Vascularization and biocompatibility of scaffolds consisting of different calcium phosphate compounds.

Scaffolds for tissue engineering of bone should mimic bone matrix and promote vascular ingrowth. Whether synthetic hydroxyapatite and acellular dentin, both materials composed from calcium phosphate, fulfill these material properties has not been studied yet. Therefore, we herein studied in vivo the host angiogenic and inflammatory response to these biomaterials. Porous scaffolds of hydroxyapatite and isogeneic acellular dentin were implanted into the dorsal skinfold chamber of balb/c mice. Additional animals received perforated implants of isogeneic calvarial bone displaying pores similar in size and structure to those of both scaffolds. Chambers of animals without implants served as controls. Angiogenesis and neovascularization as well as inflammatory leukocyte-endothelial cell interaction and microvascular leakage were analyzed over a 14-day time period using intravital fluorescence microscopy.
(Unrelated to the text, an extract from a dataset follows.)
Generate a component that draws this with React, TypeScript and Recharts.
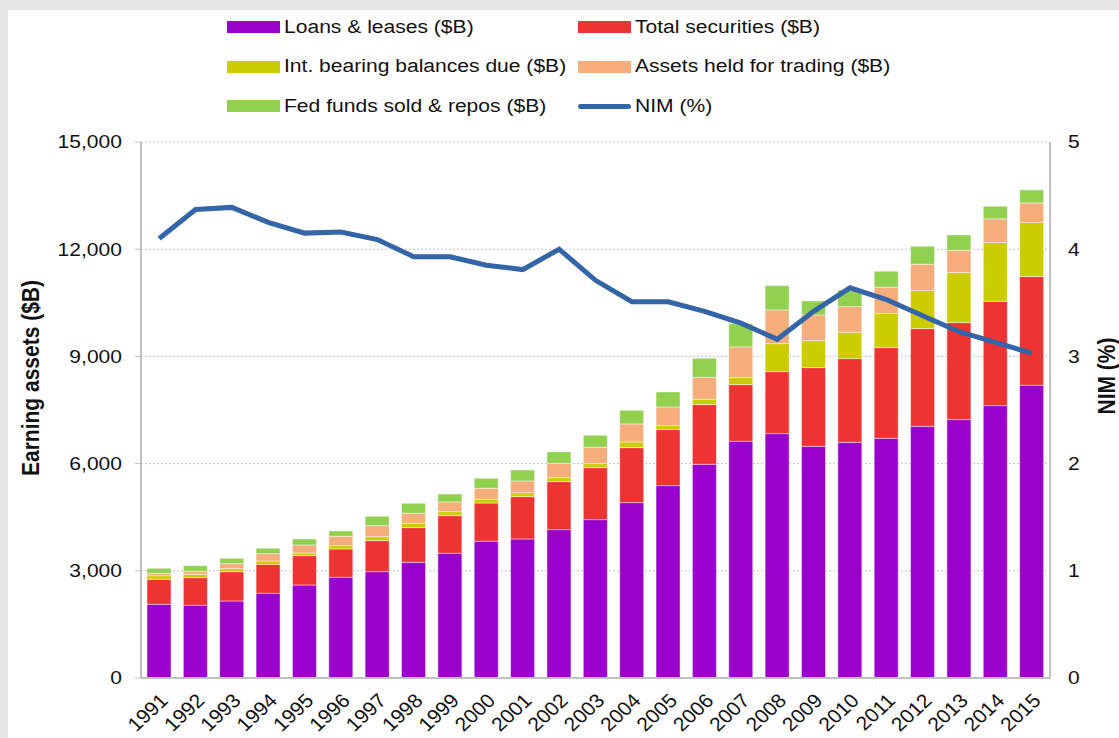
import React from "react";
import { ComposedChart, Bar, Line, XAxis, YAxis, CartesianGrid } from "recharts";

const YEARS = [
  "1991", "1992", "1993", "1994", "1995", "1996", "1997", "1998", "1999", "2000",
  "2001", "2002", "2003", "2004", "2005", "2006", "2007", "2008", "2009", "2010",
  "2011", "2012", "2013", "2014", "2015",
];

// earning assets, $B
const LOANS = [2063, 2035, 2155, 2370, 2603, 2818, 2976, 3238, 3490, 3826, 3891, 4152, 4432, 4908, 5383, 5981, 6624, 6839, 6484, 6596, 6708, 7044, 7231, 7622, 8192];
const SECURITIES = [700, 773, 821, 812, 821, 793, 868, 970, 1054, 1072, 1184, 1344, 1455, 1539, 1568, 1670, 1586, 1735, 2202, 2342, 2538, 2734, 2715, 2921, 3041];
const INT_BEARING = [100, 94, 84, 93, 75, 93, 111, 121, 112, 103, 112, 111, 112, 159, 112, 149, 196, 784, 756, 737, 952, 1064, 1400, 1642, 1512];
const TRADING = [67, 84, 140, 205, 224, 262, 309, 280, 270, 308, 327, 402, 458, 504, 522, 616, 859, 942, 718, 719, 737, 736, 624, 663, 550];
const FED_FUNDS = [140, 158, 150, 150, 168, 149, 262, 280, 224, 280, 308, 317, 335, 382, 420, 532, 653, 681, 392, 466, 448, 504, 429, 354, 364];

// net interest margin, %
const NIM = [4.10, 4.37, 4.39, 4.25, 4.15, 4.16, 4.09, 3.93, 3.93, 3.85, 3.81, 4.00, 3.71, 3.51, 3.51, 3.42, 3.31, 3.16, 3.42, 3.64, 3.53, 3.38, 3.23, 3.13, 3.03];

const LEFT_TICKS = [0, 3000, 6000, 9000, 12000, 15000];
const RIGHT_TICKS = [0, 1, 2, 3, 4, 5];

const SERIES = [
  { key: "loans", name: "Loans & leases ($B)", color: "#9900cc" },
  { key: "securities", name: "Total securities ($B)", color: "#ee3333" },
  { key: "intBearing", name: "Int. bearing balances due ($B)", color: "#cccc00" },
  { key: "trading", name: "Assets held for trading ($B)", color: "#f5ad7b" },
  { key: "fedFunds", name: "Fed funds sold & repos ($B)", color: "#92d050" },
];
const NIM_NAME = "NIM (%)";
const NIM_COLOR = "#3465a9";

const FONT = "'Liberation Sans', Arial, sans-serif";
const STRETCH = 1.17; // the source image is a bit wider than tall

const data = YEARS.map((year, i) => ({
  year,
  loans: LOANS[i],
  securities: SECURITIES[i],
  intBearing: INT_BEARING[i],
  trading: TRADING[i],
  fedFunds: FED_FUNDS[i],
  nim: NIM[i],
}));

function LeftTick({ x, y, payload }: any) {
  return (
    <text
      transform={`translate(${x},${y}) scale(${STRETCH},1)`}
      textAnchor="end"
      dy="0.35em"
      fontSize={18}
      fontFamily={FONT}
      fill="#111"
    >
      {Number(payload.value).toLocaleString("en-US")}
    </text>
  );
}

function RightTick({ x, y, payload }: any) {
  return (
    <text
      transform={`translate(${x},${y}) scale(${STRETCH},1)`}
      textAnchor="start"
      dy="0.35em"
      fontSize={18}
      fontFamily={FONT}
      fill="#111"
    >
      {payload.value}
    </text>
  );
}

function YearTick({ x, y, payload }: any) {
  return (
    <text
      transform={`translate(${x + 5},${y + 19}) scale(1.08,1) rotate(-45)`}
      textAnchor="end"
      dy="0.35em"
      fontSize={19.5}
      fontFamily={FONT}
      fill="#111"
    >
      {payload.value}
    </text>
  );
}

function axisTitle(text: string, cx: number, cy: number) {
  return (
    <text
      transform={`translate(${cx},${cy}) scale(${STRETCH},1) rotate(-90)`}
      textAnchor="middle"
      dy="0.35em"
      fontSize={21}
      fontWeight="bold"
      fontFamily={FONT}
      fill="#111"
    >
      {text}
    </text>
  );
}

export default function App() {
  const legendRows = [
    [SERIES[0], SERIES[1]],
    [SERIES[2], SERIES[3]],
    [SERIES[4], null],
  ];

  return (
    <div style={{ position: "fixed", left: 0, top: 0, width: 1119, height: 738, background: "#e4e5e4", overflow: "hidden" }}>
      <div style={{ position: "absolute", left: 8, top: 10, right: 0, bottom: 0, background: "#fff" }} />

      {/* legend */}
      {legendRows.map((row, r) => (
        <div key={r}>
          {row.map((s, c) => {
            const left = c === 0 ? 227 : 578;
            const top = 27 + r * 39.5;
            return (
              <div key={c} style={{ position: "absolute", left, top: top - 12, height: 24, display: "flex", alignItems: "center" }}>
                {s ? (
                  <span style={{ display: "inline-block", width: 53, height: 12, background: s.color }} />
                ) : (
                  <span style={{ display: "inline-block", width: 53, height: 5, borderRadius: 3, background: NIM_COLOR }} />
                )}
                <span
                  style={{
                    marginLeft: 4,
                    fontFamily: FONT,
                    fontSize: 18,
                    color: "#111",
                    whiteSpace: "nowrap",
                    transform: `scaleX(${STRETCH})`,
                    transformOrigin: "left center",
                  }}
                >
                  {s ? s.name : NIM_NAME}
                </span>
              </div>
            );
          })}
        </div>
      ))}

      <div style={{ position: "absolute", left: 0, top: 0 }}>
        <ComposedChart
          width={1119}
          height={738}
          data={data}
          margin={{ top: 142, right: 0, left: 0, bottom: 0 }}
          barSize={24}
        >
          <CartesianGrid vertical={false} stroke="#c4c4c4" strokeDasharray="2 2" yAxisId="left" />
          <XAxis
            dataKey="year"
            height={60}
            tickLine={false}
            tickSize={0}
            tickMargin={0}
            axisLine={{ stroke: "#c0c0c0", strokeWidth: 2 }}
            interval={0}
            tick={<YearTick />}
          />
          <YAxis
            yAxisId="left"
            width={141}
            domain={[0, 15000]}
            ticks={LEFT_TICKS}
            interval={0}
            tickSize={6}
            tickMargin={13}
            tickLine={{ stroke: "#c0c0c0" }}
            axisLine={{ stroke: "#c0c0c0", strokeWidth: 2 }}
            tick={<LeftTick />}
            label={(p: any) => axisTitle("Earning assets ($B)", 30, 378)}
          />
          <YAxis
            yAxisId="right"
            orientation="right"
            width={69}
            domain={[0, 5]}
            ticks={RIGHT_TICKS}
            interval={0}
            tickLine={false}
            tickSize={0}
            tickMargin={18}
            axisLine={{ stroke: "#c0c0c0", strokeWidth: 2 }}
            tick={<RightTick />}
            label={(p: any) => axisTitle(NIM_NAME, 1106, 376)}
          />
          {SERIES.map((s) => (
            <Bar
              key={s.key}
              yAxisId="left"
              dataKey={s.key}
              name={s.name}
              stackId="assets"
              fill={s.color}
              stroke="#ffffff"
              strokeOpacity={0.45}
              strokeWidth={1}
              isAnimationActive={false}
            />
          ))}
          <Line
            yAxisId="right"
            dataKey="nim"
            name={NIM_NAME}
            type="linear"
            stroke={NIM_COLOR}
            strokeWidth={5}
            dot={false}
            activeDot={false}
            isAnimationActive={false}
          />
        </ComposedChart>
      </div>
    </div>
  );
}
Implantation of both hydroxyapatite and dentin scaffolds showed a slight increase in leukocyte recruitment compared with controls. This was associated with an elevation of microvascular permeability, which was comparable to that observed in response to isogeneic bone. In addition, hydroxyapatite as well as dentin scaffolds induced a marked angiogenic response, which resulted in complete vascularization of the implants until day 14. Of interest, in hydroxyapatite scaffolds, the newly formed capillaries were not as densely meshed as in dentin scaffolds, in which the functional capillary density was comparable to that measured in bone implants. Hydroxyapatite and, in particular, dentin scaffolds promote vascularization and exhibit a biocompatibility comparable to that of isogeneic bone. This may guarantee the rapid incorporation of these materials into the host tissue.